Imaginez-vous en 1814, haut fonctionnaire au service de l’Empire napoléonien. Du jour au lendemain, votre maître est déchu et remplacé par Louis XVIII, roi de France. À qui prêter allégeance ? C’est le dilemme qu’ont dû affronter de nombreux serviteurs de l’État lors de cette période tumultueuse de l’Histoire de France.
Un Empire qui s’effondre, une Monarchie qui renaît
Après la défaite de Napoléon face aux troupes coalisées européennes et son abdication en avril 1814, le frère de Louis XVI, Louis XVIII, est rappelé sur le trône. C’est la Première Restauration. L’appareil d’État se retrouve ainsi face à un changement brutal de régime.
Les hauts fonctionnaires, formés et promus sous l’Empire, sont particulièrement impactés. Préfets, magistrats, directeurs d’administrations… Tous se retrouvent face à un choix : rester fidèle à l’Empereur déchu ou se rallier au nouveau pouvoir royal.
Le serment à Louis XVIII : entre conviction et opportunisme
Pour s’assurer de la loyauté de l’administration, Louis XVIII exige de chaque fonctionnaire un serment de fidélité. Une épreuve difficile pour beaucoup, déchirés entre leur attachement à Napoléon et la nécessité de conserver leur poste.
Je jure et promets à Dieu de garder obéissance et fidélité au Roi, de n’avoir aucune intelligence qui soit contraire à son service.
– Serment des fonctionnaires à Louis XVIII
Si certains prêtent serment par réelle adhésion aux Bourbons, d’autres agissent par pur opportunisme, cherchant à sauvegarder leur position. D’autres encore tentent de louvoyer, évitant de se compromettre, dans l’espoir d’un retour de l’Empereur.
Les Cent-Jours : le grand retournement
Et ce retour a bien lieu ! En mars 1815, Napoléon débarque de l’île d’Elbe et regagne Paris, rétablissant l’Empire pour 100 jours. Nouveau bouleversement pour les hauts fonctionnaires, dont beaucoup se rallient à nouveau à leur ancien maître.
- Certains par fidélité jamais démentie
- D’autres pour se faire pardonner d’avoir servi Louis XVIII
- Les plus opportunistes pour rester en grâce du pouvoir
Napoléon, soucieux de rétablir rapidement son autorité, accueille nombre de ces girouettes. Mais certains ralliements jugés trop tardifs seront sanctionnés.

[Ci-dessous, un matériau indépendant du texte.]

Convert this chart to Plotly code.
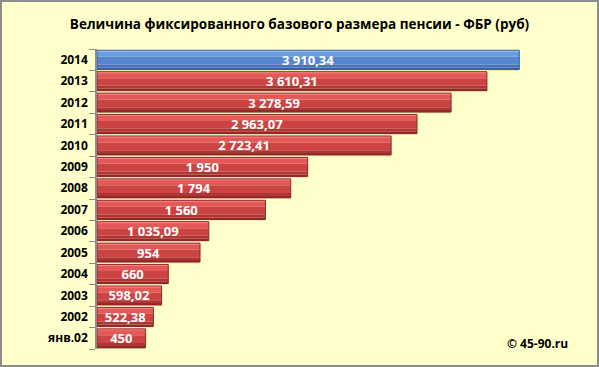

Waterloo et la Seconde Restauration : l’heure des comptes
Après la défaite de Waterloo et l’abdication définitive de Napoléon en juin 1815, Louis XVIII revient sur le trône. C’est l’heure des règlements de comptes pour ceux qui ont retourné leur veste pendant les Cent-Jours.

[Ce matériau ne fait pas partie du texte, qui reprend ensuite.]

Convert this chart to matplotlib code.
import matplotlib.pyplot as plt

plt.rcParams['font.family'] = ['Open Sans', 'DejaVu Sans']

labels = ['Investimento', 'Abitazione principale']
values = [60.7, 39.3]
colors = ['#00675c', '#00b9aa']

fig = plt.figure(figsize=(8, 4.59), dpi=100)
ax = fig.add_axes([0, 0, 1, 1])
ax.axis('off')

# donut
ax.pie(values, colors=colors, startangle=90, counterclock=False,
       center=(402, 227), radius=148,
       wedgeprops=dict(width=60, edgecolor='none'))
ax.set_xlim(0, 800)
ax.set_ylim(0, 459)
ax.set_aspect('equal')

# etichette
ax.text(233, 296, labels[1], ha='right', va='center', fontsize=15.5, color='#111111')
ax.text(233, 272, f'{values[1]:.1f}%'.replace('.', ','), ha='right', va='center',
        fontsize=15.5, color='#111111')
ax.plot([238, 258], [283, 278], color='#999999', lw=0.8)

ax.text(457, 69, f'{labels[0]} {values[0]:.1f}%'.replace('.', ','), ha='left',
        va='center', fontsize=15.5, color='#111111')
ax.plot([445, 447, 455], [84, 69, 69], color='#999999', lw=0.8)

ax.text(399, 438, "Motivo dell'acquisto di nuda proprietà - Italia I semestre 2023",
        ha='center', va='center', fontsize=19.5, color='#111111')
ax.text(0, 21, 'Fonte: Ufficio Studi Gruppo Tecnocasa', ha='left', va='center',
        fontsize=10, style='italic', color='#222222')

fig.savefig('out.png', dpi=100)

Je suis vieux et fatigué, on tirera de moi ce qu’on voudra, mais je ne veux plus être leur complice.
– Lettre d’un haut fonctionnaire à un proche, juillet 1815
Malgré une ligne politique plutôt modérée, la Seconde Restauration épure l’administration des éléments les plus compromis avec l’Empire. Près de la moitié des préfets sont remplacés. Une page se tourne, non sans laisser des traces.

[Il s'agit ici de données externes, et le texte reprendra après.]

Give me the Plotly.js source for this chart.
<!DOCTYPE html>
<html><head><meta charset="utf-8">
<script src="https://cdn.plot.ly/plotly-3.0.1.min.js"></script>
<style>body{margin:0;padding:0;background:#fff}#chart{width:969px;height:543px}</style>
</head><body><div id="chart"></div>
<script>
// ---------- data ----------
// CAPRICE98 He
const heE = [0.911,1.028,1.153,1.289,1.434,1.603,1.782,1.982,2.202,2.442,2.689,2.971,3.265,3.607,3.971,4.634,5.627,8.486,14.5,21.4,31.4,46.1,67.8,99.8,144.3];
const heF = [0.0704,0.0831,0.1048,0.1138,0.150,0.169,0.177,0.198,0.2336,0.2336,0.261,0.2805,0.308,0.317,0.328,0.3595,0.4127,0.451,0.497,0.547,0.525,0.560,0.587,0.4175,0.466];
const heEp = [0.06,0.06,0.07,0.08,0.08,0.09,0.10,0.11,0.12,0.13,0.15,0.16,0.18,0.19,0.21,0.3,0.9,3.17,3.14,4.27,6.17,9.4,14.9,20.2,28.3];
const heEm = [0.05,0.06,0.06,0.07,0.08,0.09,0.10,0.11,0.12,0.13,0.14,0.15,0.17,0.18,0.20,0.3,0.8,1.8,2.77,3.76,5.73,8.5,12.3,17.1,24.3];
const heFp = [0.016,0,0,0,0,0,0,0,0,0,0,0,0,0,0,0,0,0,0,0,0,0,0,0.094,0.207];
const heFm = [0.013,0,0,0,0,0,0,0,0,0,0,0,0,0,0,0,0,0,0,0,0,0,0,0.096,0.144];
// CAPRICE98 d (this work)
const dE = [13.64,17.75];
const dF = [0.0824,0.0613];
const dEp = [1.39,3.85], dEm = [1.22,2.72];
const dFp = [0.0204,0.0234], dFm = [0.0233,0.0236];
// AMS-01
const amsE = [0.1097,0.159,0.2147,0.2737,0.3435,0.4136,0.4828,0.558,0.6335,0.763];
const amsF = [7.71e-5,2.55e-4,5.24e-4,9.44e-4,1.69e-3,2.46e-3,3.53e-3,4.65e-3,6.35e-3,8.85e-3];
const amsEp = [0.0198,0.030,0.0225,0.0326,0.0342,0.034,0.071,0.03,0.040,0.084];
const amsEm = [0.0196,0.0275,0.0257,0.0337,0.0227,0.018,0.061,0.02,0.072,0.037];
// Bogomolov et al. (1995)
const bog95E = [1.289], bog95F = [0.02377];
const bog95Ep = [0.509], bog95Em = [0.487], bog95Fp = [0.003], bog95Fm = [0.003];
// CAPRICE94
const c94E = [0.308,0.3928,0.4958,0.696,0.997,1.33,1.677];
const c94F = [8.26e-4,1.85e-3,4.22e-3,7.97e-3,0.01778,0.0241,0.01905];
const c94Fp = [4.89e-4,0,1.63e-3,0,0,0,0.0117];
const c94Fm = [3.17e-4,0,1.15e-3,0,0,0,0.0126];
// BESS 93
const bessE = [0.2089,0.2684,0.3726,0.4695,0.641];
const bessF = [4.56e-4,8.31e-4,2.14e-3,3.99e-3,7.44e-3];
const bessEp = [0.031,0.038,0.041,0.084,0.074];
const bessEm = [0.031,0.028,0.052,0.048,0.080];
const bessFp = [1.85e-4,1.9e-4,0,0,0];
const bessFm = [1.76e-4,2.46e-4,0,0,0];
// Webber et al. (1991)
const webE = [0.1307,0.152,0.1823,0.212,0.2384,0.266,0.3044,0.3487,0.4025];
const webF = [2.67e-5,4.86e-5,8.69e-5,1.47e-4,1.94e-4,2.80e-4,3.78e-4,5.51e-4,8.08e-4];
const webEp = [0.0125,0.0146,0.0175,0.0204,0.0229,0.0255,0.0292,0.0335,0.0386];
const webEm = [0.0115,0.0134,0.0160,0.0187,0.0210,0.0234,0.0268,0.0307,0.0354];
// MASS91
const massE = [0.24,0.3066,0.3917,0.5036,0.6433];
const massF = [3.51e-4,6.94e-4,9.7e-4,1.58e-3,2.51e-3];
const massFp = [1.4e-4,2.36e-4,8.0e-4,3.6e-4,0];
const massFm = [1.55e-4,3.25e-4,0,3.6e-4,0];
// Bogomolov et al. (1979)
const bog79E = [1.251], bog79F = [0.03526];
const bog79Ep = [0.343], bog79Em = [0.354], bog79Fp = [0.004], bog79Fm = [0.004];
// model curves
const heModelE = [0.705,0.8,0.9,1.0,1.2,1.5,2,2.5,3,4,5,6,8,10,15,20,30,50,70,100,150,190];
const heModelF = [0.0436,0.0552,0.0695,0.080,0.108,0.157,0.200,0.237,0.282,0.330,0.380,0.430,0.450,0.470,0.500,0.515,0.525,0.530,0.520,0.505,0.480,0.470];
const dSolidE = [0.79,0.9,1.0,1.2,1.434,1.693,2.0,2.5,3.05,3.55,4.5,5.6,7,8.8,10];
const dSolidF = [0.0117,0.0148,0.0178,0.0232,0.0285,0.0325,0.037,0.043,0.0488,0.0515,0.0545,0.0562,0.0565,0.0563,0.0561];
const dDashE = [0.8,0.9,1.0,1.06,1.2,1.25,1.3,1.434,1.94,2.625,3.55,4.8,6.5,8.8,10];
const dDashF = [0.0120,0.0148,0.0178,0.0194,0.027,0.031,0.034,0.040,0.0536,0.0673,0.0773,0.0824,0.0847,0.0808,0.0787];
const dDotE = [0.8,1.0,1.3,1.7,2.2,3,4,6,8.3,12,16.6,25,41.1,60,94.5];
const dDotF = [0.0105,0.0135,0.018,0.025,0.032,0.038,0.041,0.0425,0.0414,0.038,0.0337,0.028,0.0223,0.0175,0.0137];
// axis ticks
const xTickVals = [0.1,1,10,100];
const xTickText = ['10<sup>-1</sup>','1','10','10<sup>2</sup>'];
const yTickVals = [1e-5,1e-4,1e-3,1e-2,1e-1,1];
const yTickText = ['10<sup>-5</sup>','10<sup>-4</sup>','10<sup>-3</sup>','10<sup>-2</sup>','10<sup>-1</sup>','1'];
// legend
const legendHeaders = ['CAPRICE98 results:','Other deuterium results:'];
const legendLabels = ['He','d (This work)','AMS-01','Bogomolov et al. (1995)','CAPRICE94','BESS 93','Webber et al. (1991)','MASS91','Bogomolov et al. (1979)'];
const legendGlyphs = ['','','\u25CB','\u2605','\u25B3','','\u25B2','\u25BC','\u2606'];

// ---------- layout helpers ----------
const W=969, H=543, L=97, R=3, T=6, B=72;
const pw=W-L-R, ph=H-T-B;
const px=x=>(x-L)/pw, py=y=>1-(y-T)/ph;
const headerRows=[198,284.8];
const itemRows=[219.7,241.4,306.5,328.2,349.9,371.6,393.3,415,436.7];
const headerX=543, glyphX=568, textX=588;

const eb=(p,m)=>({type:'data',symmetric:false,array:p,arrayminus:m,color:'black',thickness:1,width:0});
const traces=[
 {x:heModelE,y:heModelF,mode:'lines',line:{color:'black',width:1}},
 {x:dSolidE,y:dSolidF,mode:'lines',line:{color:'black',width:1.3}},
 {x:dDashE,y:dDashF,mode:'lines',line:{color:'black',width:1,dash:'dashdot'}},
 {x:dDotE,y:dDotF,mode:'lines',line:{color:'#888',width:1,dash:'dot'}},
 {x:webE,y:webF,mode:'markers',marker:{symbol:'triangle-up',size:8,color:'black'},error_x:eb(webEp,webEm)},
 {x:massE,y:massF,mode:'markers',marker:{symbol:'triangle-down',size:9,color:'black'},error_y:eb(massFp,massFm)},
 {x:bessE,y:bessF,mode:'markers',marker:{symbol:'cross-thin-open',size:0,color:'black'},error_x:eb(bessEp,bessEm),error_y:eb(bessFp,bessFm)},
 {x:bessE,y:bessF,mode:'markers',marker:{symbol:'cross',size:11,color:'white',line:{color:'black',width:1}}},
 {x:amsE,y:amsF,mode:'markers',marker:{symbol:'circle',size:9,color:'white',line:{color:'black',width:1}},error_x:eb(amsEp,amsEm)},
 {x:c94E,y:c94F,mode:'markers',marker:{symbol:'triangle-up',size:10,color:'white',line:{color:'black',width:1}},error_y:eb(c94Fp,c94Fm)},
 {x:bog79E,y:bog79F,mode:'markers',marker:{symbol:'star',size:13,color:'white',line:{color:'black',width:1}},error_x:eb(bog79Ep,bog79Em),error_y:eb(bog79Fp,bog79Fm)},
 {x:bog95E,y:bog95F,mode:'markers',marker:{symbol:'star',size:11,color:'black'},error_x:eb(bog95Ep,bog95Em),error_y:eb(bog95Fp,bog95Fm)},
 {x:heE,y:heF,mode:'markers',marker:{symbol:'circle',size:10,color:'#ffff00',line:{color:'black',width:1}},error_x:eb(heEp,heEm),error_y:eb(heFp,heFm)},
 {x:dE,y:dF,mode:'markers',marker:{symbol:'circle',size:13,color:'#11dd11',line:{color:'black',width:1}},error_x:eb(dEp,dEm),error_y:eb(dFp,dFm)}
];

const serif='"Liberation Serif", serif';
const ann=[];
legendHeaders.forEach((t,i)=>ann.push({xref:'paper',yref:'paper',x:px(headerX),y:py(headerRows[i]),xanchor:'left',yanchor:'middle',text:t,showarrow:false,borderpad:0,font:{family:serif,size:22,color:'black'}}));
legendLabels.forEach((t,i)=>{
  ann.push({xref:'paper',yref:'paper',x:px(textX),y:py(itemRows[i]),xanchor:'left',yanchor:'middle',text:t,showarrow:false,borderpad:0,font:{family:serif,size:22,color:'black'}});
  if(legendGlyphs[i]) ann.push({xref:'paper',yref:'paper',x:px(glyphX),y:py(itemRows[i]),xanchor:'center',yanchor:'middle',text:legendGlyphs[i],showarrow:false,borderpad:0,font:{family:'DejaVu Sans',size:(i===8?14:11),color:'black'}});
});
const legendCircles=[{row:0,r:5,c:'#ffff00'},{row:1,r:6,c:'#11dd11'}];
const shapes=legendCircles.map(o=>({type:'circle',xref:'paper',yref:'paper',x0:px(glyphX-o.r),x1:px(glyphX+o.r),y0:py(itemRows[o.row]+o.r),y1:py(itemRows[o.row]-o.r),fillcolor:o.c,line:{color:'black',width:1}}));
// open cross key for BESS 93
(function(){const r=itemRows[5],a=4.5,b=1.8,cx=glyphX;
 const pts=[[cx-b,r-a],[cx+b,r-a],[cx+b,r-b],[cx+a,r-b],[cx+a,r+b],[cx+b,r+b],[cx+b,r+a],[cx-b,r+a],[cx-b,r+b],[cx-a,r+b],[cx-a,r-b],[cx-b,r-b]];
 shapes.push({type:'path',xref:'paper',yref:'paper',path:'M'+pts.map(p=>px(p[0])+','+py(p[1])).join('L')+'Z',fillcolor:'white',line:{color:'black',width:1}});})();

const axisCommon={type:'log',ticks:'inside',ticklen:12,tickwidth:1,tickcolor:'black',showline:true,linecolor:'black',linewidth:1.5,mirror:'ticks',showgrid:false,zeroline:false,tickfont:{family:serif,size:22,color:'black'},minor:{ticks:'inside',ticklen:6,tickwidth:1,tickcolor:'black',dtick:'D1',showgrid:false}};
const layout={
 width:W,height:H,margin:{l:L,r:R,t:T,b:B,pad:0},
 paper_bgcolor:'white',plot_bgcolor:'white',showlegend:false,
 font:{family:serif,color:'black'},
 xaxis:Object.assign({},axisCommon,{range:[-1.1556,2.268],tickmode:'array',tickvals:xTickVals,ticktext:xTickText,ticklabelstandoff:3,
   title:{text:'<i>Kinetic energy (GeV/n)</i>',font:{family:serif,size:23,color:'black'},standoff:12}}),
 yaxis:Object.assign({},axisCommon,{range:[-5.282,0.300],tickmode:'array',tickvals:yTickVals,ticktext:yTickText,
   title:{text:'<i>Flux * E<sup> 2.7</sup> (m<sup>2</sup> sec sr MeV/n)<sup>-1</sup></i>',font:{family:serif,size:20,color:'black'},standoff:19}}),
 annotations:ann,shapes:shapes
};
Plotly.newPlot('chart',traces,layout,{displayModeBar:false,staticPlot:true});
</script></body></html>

Un héritage durable dans la haute fonction publique
Au-delà des drames individuels, cette valse des allégeances de 1814-1815 marque durablement la haute fonction publique française. Elle forge une certaine tradition d’adaptation aux changements de régime, qui perdurera au fil des soubresauts politiques du 19e siècle.
Elle pose aussi la question épineuse de la loyauté des serviteurs de l’État. Loyauté au régime ? Au pays ? À une certaine idée du bien public ? Autant de dilemmes qui hanteront encore longtemps l’administration française.
Ainsi, la période 1814-1815 nous offre un éclairage passionnant sur les tourments politiques des hauts fonctionnaires, pris entre fidélité et opportunisme, devoir et conviction. Une page méconnue mais fondatrice de notre Histoire administrative nationale.